# Input on New/Used Car



## Rika_Tula (Nov 9, 2006)

***


----------



## Rika_Tula (Nov 9, 2006)

I am getting ready to trade-in my 2000 Volvo XC and 1999 Jeep Cherokee Sport on another wagon.

Things that are important to me are:

Quality
Safety
Cargo capacity (for 3 large dogs and then some)
Fuel Economy
Price
Longevity
Warranty
Cost of replacement parts once the warranty has expired (I realize this is high on a Volvo)
Front or AWD


----------



## shilohsmom (Jul 14, 2003)

I like my Buick....theres plenty of big, comfy seats for my dogs








Rosa


----------



## Rika_Tula (Nov 9, 2006)

What model/style of Buick?


----------



## Hellismd (Aug 17, 2007)

I love my Honda Pilot.

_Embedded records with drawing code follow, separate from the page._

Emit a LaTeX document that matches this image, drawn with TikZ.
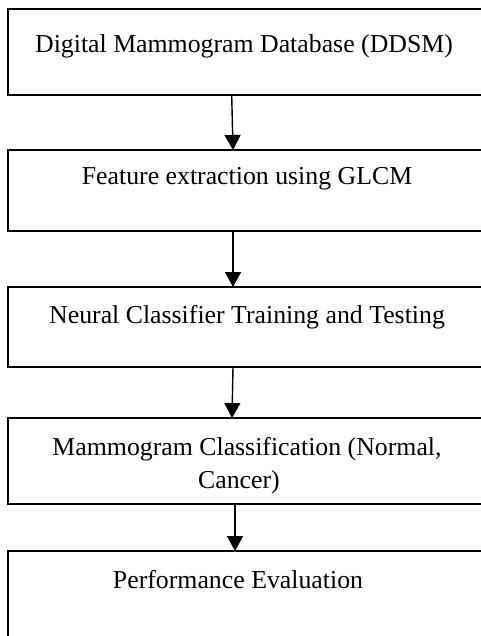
\documentclass[tikz,border=0pt]{standalone}
\usepackage{fontspec}
\setmainfont{Liberation Serif}
\usetikzlibrary{arrows.meta}
\begin{document}
\begin{tikzpicture}[x=1pt,y=1pt,
  box/.style={draw=black, line width=2pt, rectangle, minimum width=477pt, inner sep=0pt, outer sep=0pt, anchor=north west},
  lbl/.style={anchor=base, inner sep=0pt, font=\fontsize{25.8pt}{33pt}\selectfont},
  arr/.style={draw=black, line width=1.4pt, -{Triangle[width=16pt,length=15pt]}}]
\useasboundingbox[fill=white] (0,0) rectangle (481,-636);
\node[box, minimum height=86pt] (b1) at (7.5,-9) {};
\node[box, minimum height=81pt] (b2) at (7.5,-150) {};
\node[box, minimum height=80pt] (b3) at (7.5,-287) {};
\node[box, minimum height=86pt] (b4) at (7.5,-418) {};
\node[box, minimum height=110pt] (b5) at (7.5,-551) {};
\node[lbl] (t1) at (244,-53) {Digital Mammogram Database (DDSM)};
\node[lbl] (t2) at (247,-185) {Feature extraction using GLCM};
\node[lbl] (t3) at (247,-323) {Neural Classifier Training and Testing};
\node[lbl] (t4a) at (247,-455) {Mammogram Classification (Normal,};
\node[lbl] (t4b) at (239,-488) {Cancer)};
\node[lbl] (t5) at (238,-588) {Performance Evaluation};
\draw[arr] ([xshift=224.2pt]b1.south west) -- ([xshift=225.5pt]b2.north west);
\draw[arr] ([xshift=225.5pt]b2.south west) -- ([xshift=225.5pt]b3.north west);
\draw[arr] ([xshift=225.5pt]b3.south west) -- ([xshift=224.5pt]b4.north west);
\draw[arr] ([xshift=227.5pt]b4.south west) -- ([xshift=227.5pt]b5.north west);
\end{tikzpicture}
\end{document}
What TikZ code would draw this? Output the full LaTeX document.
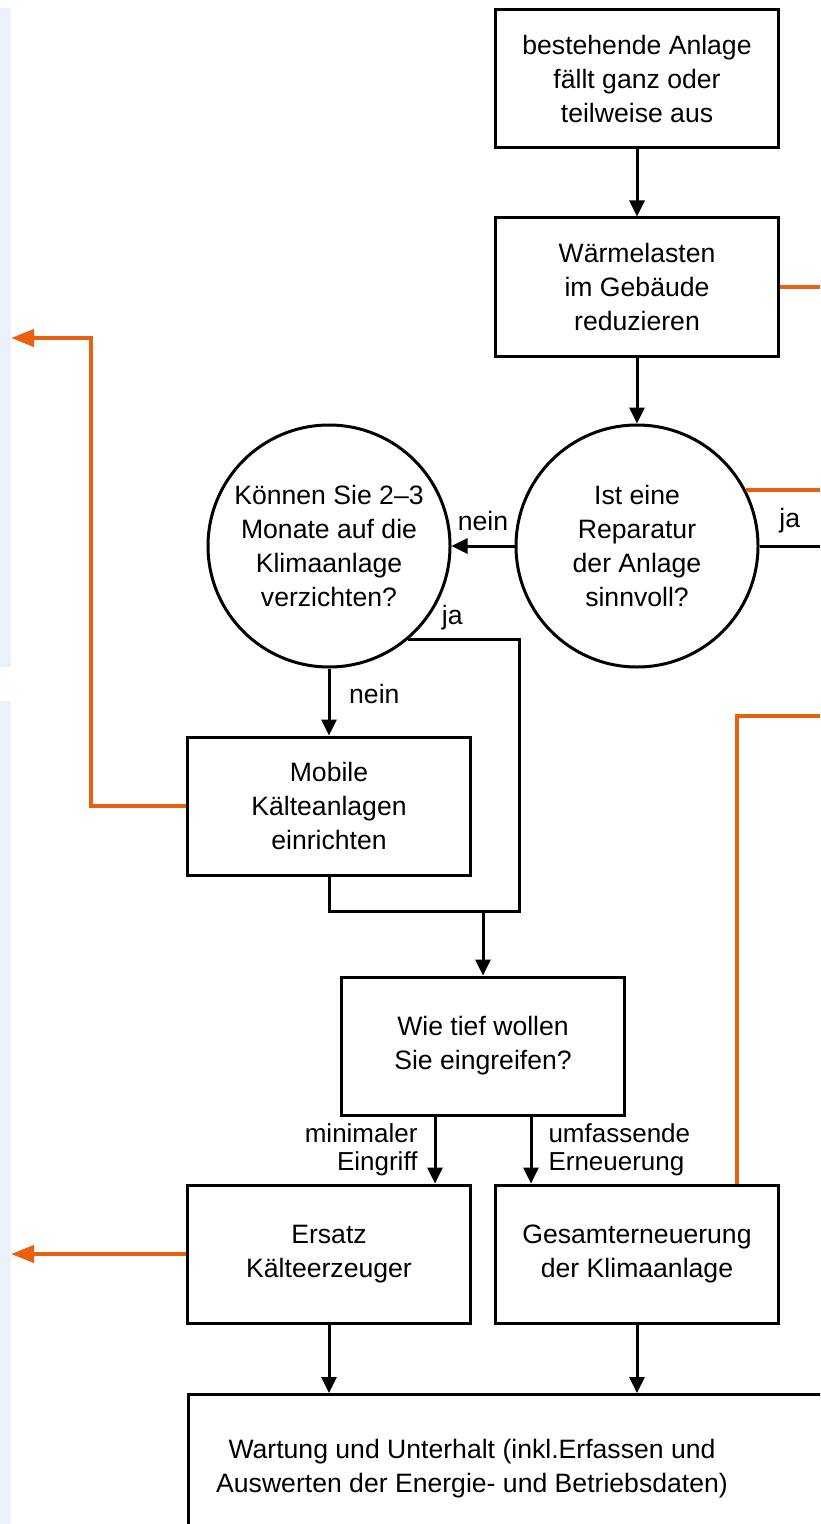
\documentclass[tikz,border=0pt]{standalone}
\usepackage{fontspec}
\setmainfont{Liberation Sans}
\usetikzlibrary{arrows.meta}
\definecolor{orng}{HTML}{E9600E}
\definecolor{panel}{HTML}{EBF2FB}

\begin{document}
\begin{tikzpicture}[x=0.5pt,y=-0.5pt,
  font=\fontsize{13.3}{17}\selectfont,
  box/.style={draw,line width=1.5pt,minimum width=141.5pt,minimum height=69pt,align=center,inner sep=0pt},
  question/.style={draw,circle,line width=1.5pt,minimum size=121pt,align=center,inner sep=0pt},
  line/.style={line width=1.5pt},
  arrow/.style={line,-{Triangle[length=8pt,width=7.5pt]}},
  hint/.style={line width=2pt,draw=orng},
  hintarrow/.style={hint,-{Triangle[length=11.5pt,width=8.5pt]}},
  note/.style={align=center,inner sep=0pt},
  small/.style={font=\fontsize{13}{14}\selectfont,inner sep=0pt}]
  \clip (0,0) rectangle (820,1524);
  \fill[panel] (0,8) rectangle (11,667);
  \fill[panel] (0,701) rectangle (11,1524);

  \coordinate (rand) at (820,0);
  \coordinate (links) at (11,0);
  \coordinate (zusammen) at (519,911);
  \coordinate (knick) at (91,338);
  \coordinate (oben) at (737,716);

  \node[box] (ausfall) at (637,79) {bestehende Anlage\\fällt ganz oder\\teilweise aus};
  \node[box] (lasten) at (637,287) {Wärmelasten\\im Gebäude\\reduzieren};
  \node[question] (reparatur) at (637,546) {Ist eine\\Reparatur\\der Anlage\\sinnvoll?};
  \node[question] (verzicht) at (329,546) {Können Sie 2–3\\Monate auf die\\Klimaanlage\\verzichten?};
  \node[box] (mobil) at (329,806) {Mobile\\Kälteanlagen\\einrichten};
  \node[box] (tiefe) at (483,1046) {Wie tief wollen\\Sie eingreifen?};
  \node[box] (ersatz) at (329,1254) {Ersatz\\Kälteerzeuger};
  \node[box] (gesamt) at (637,1254) {Gesamterneuerung\\der Klimaanlage};
  \node[box,anchor=north west,minimum width=340pt,minimum height=80pt] (wartung) at (187,1393) {};
  \node[note] (wartungtext) at (472,1469) {Wartung und Unterhalt (inkl.Erfassen und\\Auswerten der Energie- und Betriebsdaten)};

  \draw[arrow] (ausfall) -- (lasten);
  \draw[arrow] (lasten) -- (reparatur);
  \draw[arrow] (reparatur) -- node[midway,yshift=12.5pt] {nein} (verzicht);
  \draw[line] (reparatur.east) -- node[midway,yshift=12.5pt] {ja} (reparatur.east -| rand);
  \draw[arrow] (verzicht) -- node[midway,right=6pt,yshift=4pt] {nein} (mobil);
  \draw[line] (verzicht.-50) -- node[pos=0.4,yshift=11pt] {ja} (verzicht.-50 -| zusammen) -- (zusammen) -| (mobil.south);
  \draw[arrow] (tiefe.north |- zusammen) -- (tiefe);
  \draw[arrow] ([xshift=-24pt]tiefe.south) -- node[midway,left=8pt,small,align=right] {minimaler\\Eingriff} ([xshift=-24pt]tiefe.south |- ersatz.north);
  \draw[arrow] ([xshift=24pt]tiefe.south) -- node[midway,right=8pt,small,align=left] {umfassende\\Erneuerung} ([xshift=24pt]tiefe.south |- gesamt.north);
  \draw[arrow] (ersatz) -- (ersatz |- wartung.north);
  \draw[arrow] (gesamt) -- (gesamt |- wartung.north);

  \draw[hint] (lasten.east) -- (lasten.east -| rand);
  \draw[hint] (reparatur.27) -- (reparatur.27 -| rand);
  \draw[hintarrow] (mobil.west) -| (knick) -- (knick -| links);
  \draw[hintarrow] (ersatz.west) -- (ersatz.west -| links);
  \draw[hint] (gesamt.north -| oben) -- (oben) -- (oben -| rand);
\end{tikzpicture}
\end{document}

The ride is smoother than my Ford Explorer was and it still has the cargo space I need to cart around Tessa.


----------



## Ewilliams (Oct 17, 2007)

Chevy Tahoe Hybrid- my next vehicle.


----------



## Shandril2 (Nov 26, 2003)

You folks are all making me jealous with this new car talk!

I would LOVE to have something like a Volvo, but it ain't gonna happen.


----------



## shilohsmom (Jul 14, 2003)

Custom Buick LaSable.....rides like a dream...


----------



## Rika_Tula (Nov 9, 2006)

Thanks for the feedback! ...you guys have given me some ideas I hadn't thought of.

Anyone have experience with the GMC Acadia?


----------



## middleofnowhere (Dec 20, 2000)

truck 4 x 4 standard transmission 1/2 ton small v8 used. (Don't buy a new car unless you have money to throw away. Depreciation is swift and deep.)


----------



## DSudd (Sep 22, 2006)

GMC Arcadias are replacing the Envoy. Price wise they are almost as much as a full size SUV.


----------



## Dogrunner (Oct 27, 2006)

GMC's don't hold up well. I'm getting rid of my Jimmy (and yep, shopping for a "new to me" used car) because every year, another part dies...check out Consumer Reports


----------



## Rügen (Mar 19, 2008)

I just got a 2008 Ford Escape Hybrid 4x4!

It is awesome! Plenty of dog room, the back seats fold down flat- I am getting 32 mpg city and 29mpg on the highway. So worth it. I found it used.


----------



## DSudd (Sep 22, 2006)

> Originally Posted By: DogrunnerGMC's don't hold up well. I'm getting rid of my Jimmy (and yep, shopping for a "new to me" used car) because every year, another part dies...check out Consumer Reports


Please don't say that. LOL We bought a 2007 Yukon in June and DH bought his GMC truck in April of 06


----------



## Rika_Tula (Nov 9, 2006)

Many thanks for all the great input! Went with the Subaru Outback.


----------